##### Input records #####
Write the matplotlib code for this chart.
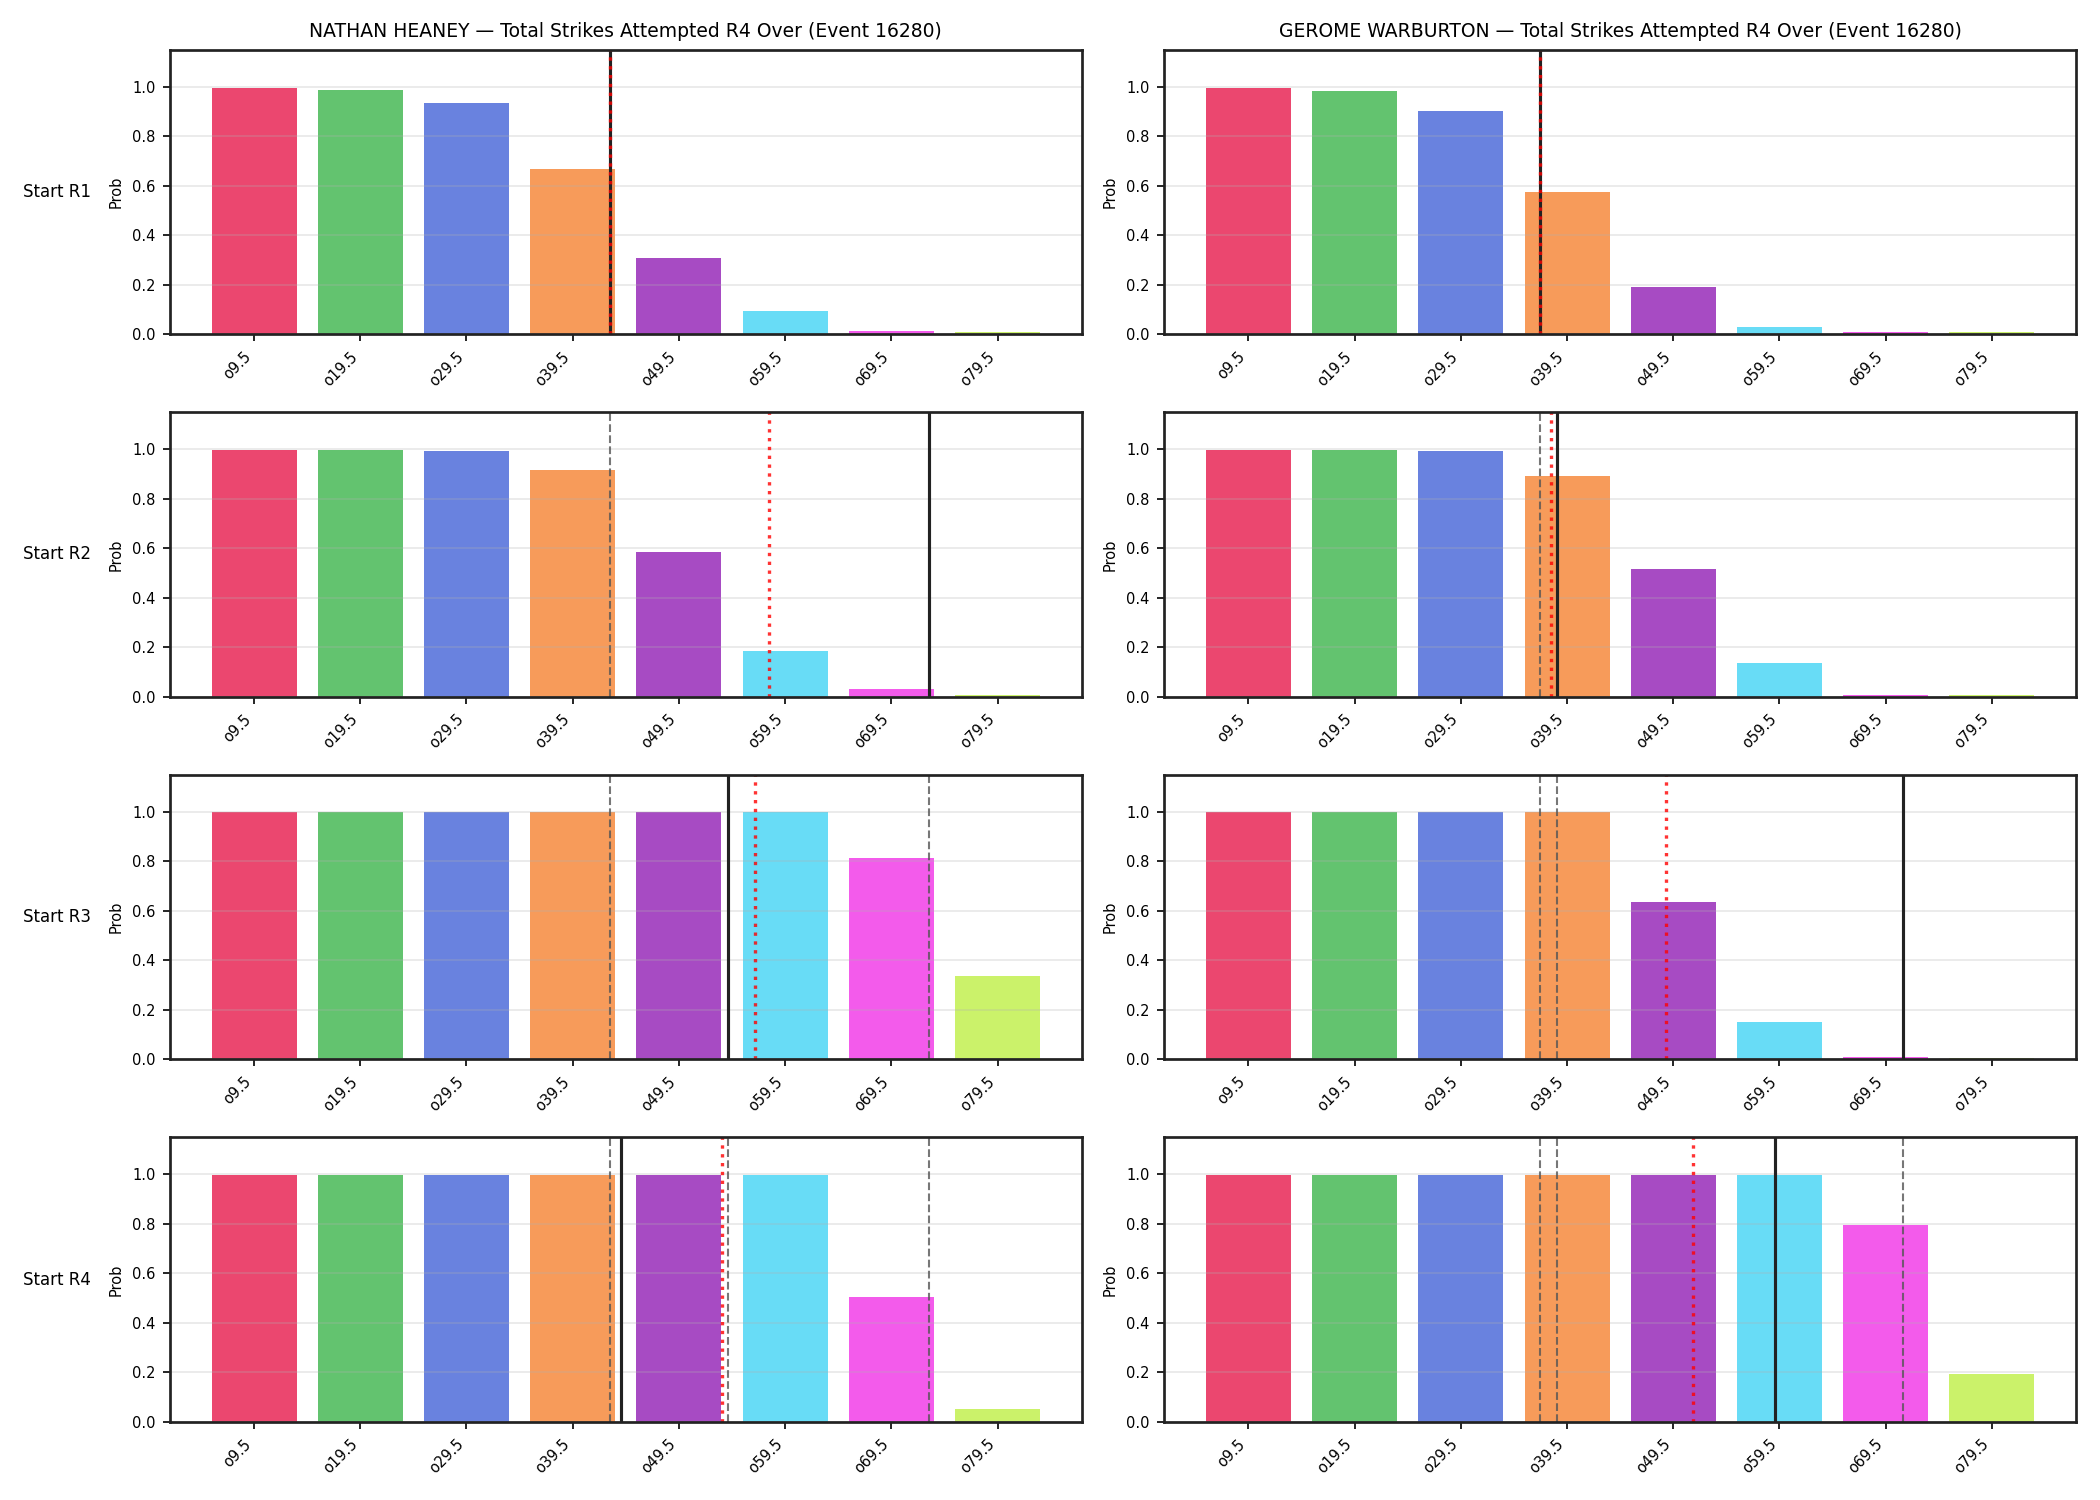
import numpy as np
import matplotlib
matplotlib.use("Agg")
import matplotlib.pyplot as plt

event_id = 16280
market = "Total Strikes Attempted R4 Over"
fighters = ["NATHAN HEANEY", "GEROME WARBURTON"]
rounds = ["Start R1", "Start R2", "Start R3", "Start R4"]

lines = [9.5, 19.5, 29.5, 39.5, 49.5, 59.5, 69.5, 79.5]
labels = ["o9.5", "o19.5", "o29.5", "o39.5", "o49.5", "o59.5", "o69.5", "o79.5"]

colors = ['#e6194b', '#3cb44b', '#4363d8', '#f58231',
          '#911eb4', '#42d4f4', '#f032e6', '#bfef45']

# over-probabilities per round, one list per fighter
heaney_probs = [
    [0.993, 0.985, 0.933, 0.667, 0.309, 0.095, 0.016, 0.010],
    [0.997, 0.997, 0.993, 0.916, 0.584, 0.186, 0.032, 0.008],
    [0.997, 0.997, 0.997, 0.997, 0.997, 0.997, 0.812, 0.336],
    [0.997, 0.997, 0.997, 0.997, 0.997, 0.997, 0.504, 0.051],
]
warburton_probs = [
    [0.993, 0.981, 0.901, 0.574, 0.192, 0.031, 0.010, 0.009],
    [0.997, 0.997, 0.993, 0.892, 0.516, 0.139, 0.010, 0.008],
    [0.997, 0.997, 0.997, 0.997, 0.636, 0.152, 0.012, 0.008],
    [0.997, 0.997, 0.997, 0.997, 0.997, 0.997, 0.795, 0.193],
]

# projected totals (black solid) and model mean (red dotted), in strikes
heaney_proj = [43.0, 73.0, 54.1, 44.06]
heaney_mean = [43.0, 58.0, 56.7, 53.6]
warburton_proj = [37.0, 38.6, 71.1, 59.05]
warburton_mean = [37.0, 38.0, 48.8, 51.4]

all_probs = [heaney_probs, warburton_probs]
all_proj = [heaney_proj, warburton_proj]
all_mean = [heaney_mean, warburton_mean]

idx = np.arange(len(lines))


def to_pos(v):
    # map strike count onto the categorical bar axis
    return (v - lines[0]) / (lines[1] - lines[0])


fig, axes = plt.subplots(4, 2, figsize=(14, 10), dpi=150)
fig.subplots_adjust(left=0.081, right=0.9885, top=0.967, bottom=0.052,
                    wspace=0.091, hspace=0.272)

for c in range(2):
    for r in range(4):
        ax = axes[r, c]
        ax.bar(idx, all_probs[c][r], color=colors, alpha=0.8, width=0.8)
        ax.set_ylim(0, 1.15)
        ax.set_xticks(idx)
        ax.set_xticklabels(labels, rotation=45, ha='right', fontsize=7)
        ax.tick_params(axis='y', labelsize=7)
        ax.set_ylabel("Prob", fontsize=7)
        ax.grid(axis='y', alpha=0.3)
        for s in ax.spines.values():
            s.set_linewidth(1.3)
            s.set_color('#222222')
        # earlier projections
        for prev in all_proj[c][:r]:
            ax.axvline(to_pos(prev), color='#555555', linestyle='--', linewidth=1, alpha=0.8)
        ax.axvline(to_pos(all_proj[c][r]), color='#222222', linewidth=1.5)
        ax.axvline(to_pos(all_mean[c][r]), color='red', linestyle=':', linewidth=1.6, alpha=0.8)
        if r == 0:
            ax.set_title(f"{fighters[c]} \u2014 {market} (Event {event_id})", fontsize=9)
        if c == 0:
            ax.text(-0.161, 0.5, rounds[r], transform=ax.transAxes,
                    ha='left', va='center', fontsize=8)

plt.savefig("out.png", dpi=150)
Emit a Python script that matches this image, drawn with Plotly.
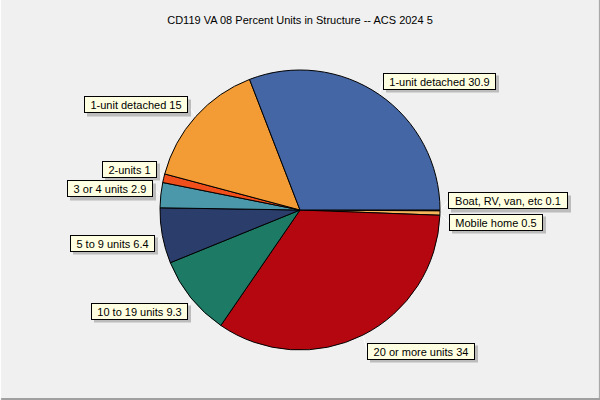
import math
import plotly.graph_objects as go

title = "CD119 VA 08 Percent Units in Structure -- ACS 2024 5"
labels = ["1-unit detached", "1-unit detached", "2-units", "3 or 4 units", "5 to 9 units",
          "10 to 19 units", "20 or more units", "Mobile home", "Boat, RV, van, etc"]
values = [30.9, 15, 1, 2.9, 6.4, 9.3, 34, 0.5, 0.1]
colors = ["#4466A4", "#F39C35", "#F04E1A", "#4A98AA", "#2B3E6B",
          "#1D7A64", "#B5070F", "#F5B55A", "#2A2F55"]

# label box placement (pixels): (x edge, y center, anchor)
label_pos = [(383, 81, "left"), (188, 105, "right"), (157, 169, "right"), (153, 189, "right"),
             (155, 243, "right"), (188, 311, "right"), (367, 351, "left"),
             (449, 222, "left"), (448, 201, "left")]

W, H = 600, 400
cx, cy, r = 300, 210, 140
FS = 11

# approximate Arial advance widths (per 1000 em) for box sizing
CW = {' ': 278, '.': 278, ',': 278, '-': 333, 'c': 500, 's': 500, 'v': 500, 'f': 278,
      't': 278, 'i': 222, 'l': 222, 'j': 222, 'r': 333, 'm': 833, 'w': 722,
      'B': 667, 'R': 722, 'V': 667, 'M': 833}

def text_w(s):
    return sum(CW.get(ch, 556) for ch in s) * FS / 1000

# reverse order with clockwise direction == counterclockwise from 3 o'clock
fig = go.Figure(go.Pie(
    labels=[f"{l} {v}" for l, v in zip(labels, values)][::-1],
    values=values[::-1], sort=False, direction="clockwise", rotation=90,
    marker=dict(colors=colors[::-1], line=dict(color="black", width=1)),
    textinfo="none", hoverinfo="label", showlegend=False,
    domain=dict(x=[(cx - r) / W, (cx + r) / W], y=[(H - cy - r) / H, (H - cy + r) / H]),
))

shapes = []
annotations = []
total = sum(values)
cum = 0
for (lab, v, (lx, ly, anc)) in zip(labels, values, label_pos):
    mid = (cum + v / 2) / total * 2 * math.pi
    cum += v
    ex, ey = cx + r * math.cos(mid), cy - r * math.sin(mid)
    shapes.append(dict(type="line", xref="paper", yref="paper",
                       x0=ex / W, y0=1 - ey / H, x1=lx / W, y1=1 - ly / H,
                       line=dict(color="white", width=1), layer="below"))
    txt = f"{lab} {v}"
    iw = round(text_w(txt) + 11)
    ih = 15
    bw, bh = iw + 2, ih + 2
    if anc == "left":
        bx0, bx1 = lx, lx + bw
    else:
        bx0, bx1 = lx - bw, lx
    shapes.append(dict(type="rect", xref="paper", yref="paper",
                       x0=(bx0 + 3) / W, x1=(bx1 + 3) / W,
                       y0=1 - (ly - bh / 2 + 3) / H, y1=1 - (ly + bh / 2 + 3) / H,
                       fillcolor="#9A9A9A", line=dict(width=0), opacity=0.6, layer="above"))
    annotations.append(dict(text=txt, xref="paper", yref="paper", x=lx / W, y=1 - ly / H,
                            xanchor=anc, yanchor="middle", showarrow=False,
                            width=iw, height=ih, align="center", valign="middle",
                            borderpad=0, borderwidth=1,
                            font=dict(family="Liberation Sans", size=FS, color="black"),
                            bgcolor="#FFFFE1", bordercolor="black"))

# window frame
shapes += [
    dict(type="line", xref="paper", yref="paper", x0=0, y0=0.0025, x1=1, y1=0.0025,
         line=dict(color="#A0A0A0", width=2)),
    dict(type="line", xref="paper", yref="paper", x0=0.999, y0=0, x1=0.999, y1=1,
         line=dict(color="#A0A0A0", width=1)),
    dict(type="line", xref="paper", yref="paper", x0=0.001, y0=0, x1=0.001, y1=1,
         line=dict(color="#FFFFFF", width=1)),
]

fig.update_layout(
    width=W, height=H, margin=dict(l=0, r=0, t=0, b=0),
    paper_bgcolor="#F0F0F0", plot_bgcolor="#F0F0F0",
    title=dict(text=title, x=0.5, xanchor="center", y=1 - 20 / H, yanchor="middle",
               font=dict(family="Liberation Sans", size=11, color="black")),
    shapes=shapes, annotations=annotations,
)
fig.write_html("out.html")
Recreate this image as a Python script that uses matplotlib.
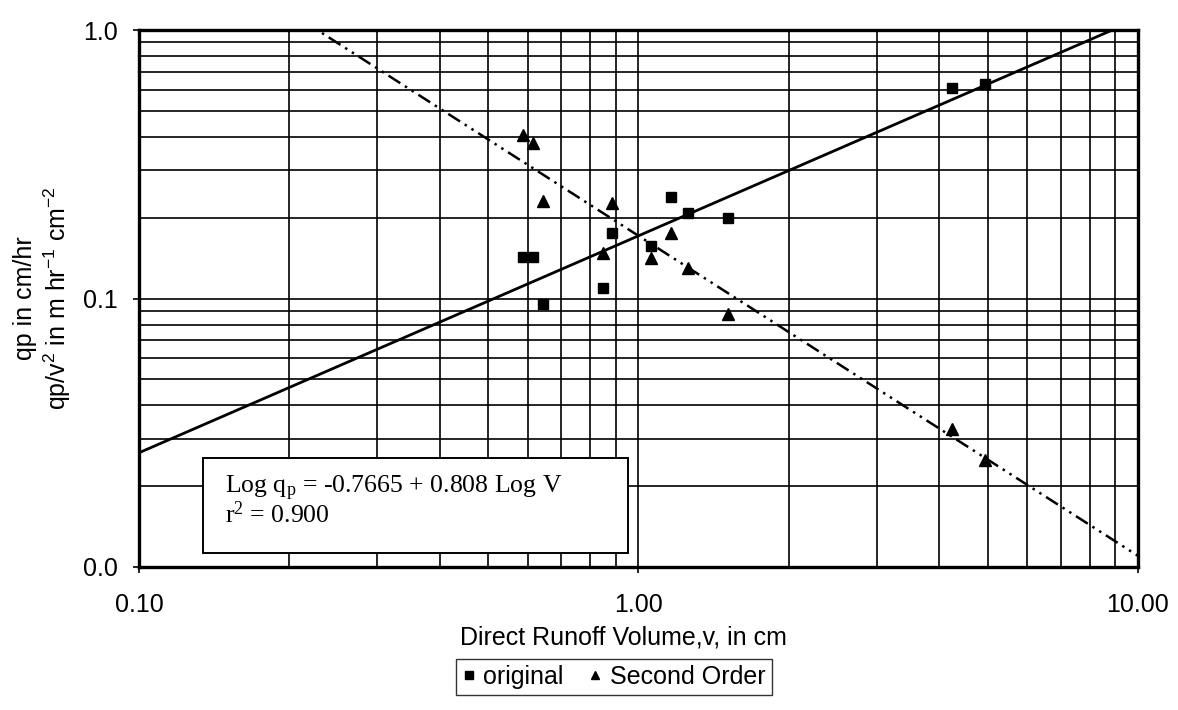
import matplotlib
matplotlib.use("Agg")
import numpy as np
import matplotlib.pyplot as plt
from matplotlib.lines import Line2D
from matplotlib.patches import Rectangle
from matplotlib.ticker import FuncFormatter, LogLocator

plt.rcParams['font.family'] = ['Liberation Sans', 'DejaVu Sans']
plt.rcParams['mathtext.default'] = 'regular'

# ── Data ─────────────────────────────────────────────────────
volume       = [0.586, 0.614, 0.643, 0.851, 0.887, 1.057, 1.164, 1.259, 1.512, 4.25, 4.93]
qp_original  = [0.143, 0.143, 0.0958, 0.109, 0.176, 0.157, 0.239, 0.209, 0.200, 0.609, 0.630]
qp_second    = [0.407, 0.380, 0.231, 0.148, 0.226, 0.142, 0.176, 0.130, 0.0872, 0.0326, 0.0250]

# regression from the annotation box:  Log qp = a + b Log V
fit_a = -0.7665
fit_b = 0.808
fit_b2 = fit_b - 2.0          # qp / V^2 version
fit_x = [0.1, 10.0]

xticks = [0.1, 1.0, 10.0]
yticks = [0.01, 0.1, 1.0]

# ── Figure ───────────────────────────────────────────────────
fig = plt.figure(figsize=(11.78, 7.10), dpi=100, facecolor="white")
ax = fig.add_axes([139/1178, 1 - 567/710, 999/1178, 537/710])
ax.set_xscale("log")
ax.set_yscale("log")
ax.set_xlim(0.1, 10)
ax.set_ylim(0.01, 1.0)

ax.xaxis.set_minor_locator(LogLocator(base=10, subs=np.arange(2, 10)))
ax.yaxis.set_minor_locator(LogLocator(base=10, subs=np.arange(2, 10)))
ax.grid(True, which="both", color="black", linewidth=1.2)
ax.set_axisbelow(True)
ax.set_xticks(xticks)
ax.set_yticks(yticks)
ax.xaxis.set_major_formatter(FuncFormatter(lambda v, p: f"{v:.2f}"))
ax.yaxis.set_major_formatter(FuncFormatter(lambda v, p: f"{v:.1f}"))
ax.tick_params(which="major", direction="out", length=4, width=1.2,
               labelsize=18, color="black")
ax.tick_params(axis="x", pad=15)
ax.tick_params(axis="y", pad=11)
ax.tick_params(which="minor", length=0)
for spine in ax.spines.values():
    spine.set_linewidth(2.4)
    spine.set_color("black")

# fitted lines
fx = np.array(fit_x)
ax.plot(fx, 10 ** (fit_a + fit_b * np.log10(fx)), color="black",
        linewidth=2.0, zorder=3)
ax.plot(fx, 10 ** (fit_a + fit_b2 * np.log10(fx)), color="black",
        linewidth=1.8, dashes=(5.6, 2.2, 1.0, 2.2, 1.0, 2.2), zorder=3)

# data
ax.plot(volume, qp_original, linestyle="none", marker="s", markersize=7.5,
        color="black", zorder=4)
ax.plot(volume, qp_second, linestyle="none", marker="^", markersize=8,
        color="black", zorder=4)

# ── Equation box ─────────────────────────────────────────────
box = Rectangle((0.064, 0.026), 0.4255, 0.177, transform=ax.transAxes,
                facecolor="white", edgecolor="black", linewidth=1.4, zorder=5)
ax.add_patch(box)
serif = ['Liberation Serif', 'DejaVu Serif']
ax.text(0.086, 0.1378, "Log q$_p$ = -0.7665 + 0.808 Log V", transform=ax.transAxes,
        family=serif, fontsize=18.5, va="baseline", ha="left", zorder=6)
ax.text(0.086, 0.0819, "r$^2$ = 0.900", transform=ax.transAxes,
        family=serif, fontsize=18.5, va="baseline", ha="left", zorder=6)

# ── Axis titles ──────────────────────────────────────────────
fig.text(623/1178, 1 - 637/710, "Direct Runoff Volume,v, in cm",
         ha="center", va="center", fontsize=18)
fig.text(43/1178, 1 - 298/710,
         "qp in cm/hr\nqp/v$^2$ in m hr$^{-1}$ cm$^{-2}$",
         ha="center", va="center", rotation=90, fontsize=18,
         multialignment="center", linespacing=1.15)

# ── Legend ───────────────────────────────────────────────────
handles = [
    Line2D([], [], linestyle="none", marker="s", markersize=6, color="black"),
    Line2D([], [], linestyle="none", marker="^", markersize=6, color="black"),
]
leg = fig.legend(handles, ["original", "Second Order"], loc="center",
                 bbox_to_anchor=(614/1178, 1 - 677/710), ncol=2,
                 fontsize=18, frameon=True, fancybox=False, handlelength=0.5,
                 handletextpad=0.35, columnspacing=1.0, borderpad=0.25,
                 borderaxespad=0)
leg.get_frame().set_edgecolor("black")
leg.get_frame().set_linewidth(1.0)

fig.savefig("out.png", dpi=100, facecolor="white")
#####
• [Written request]:
Copy the listing above exactly, but only from the line with "Emit a Python" through the line with "import plotly.graph_objects as go", including those two lines and excluding any picture.

• [Result of the exercise]:
Emit a Python script that matches this image, drawn with Plotly.
import math
import plotly.graph_objects as go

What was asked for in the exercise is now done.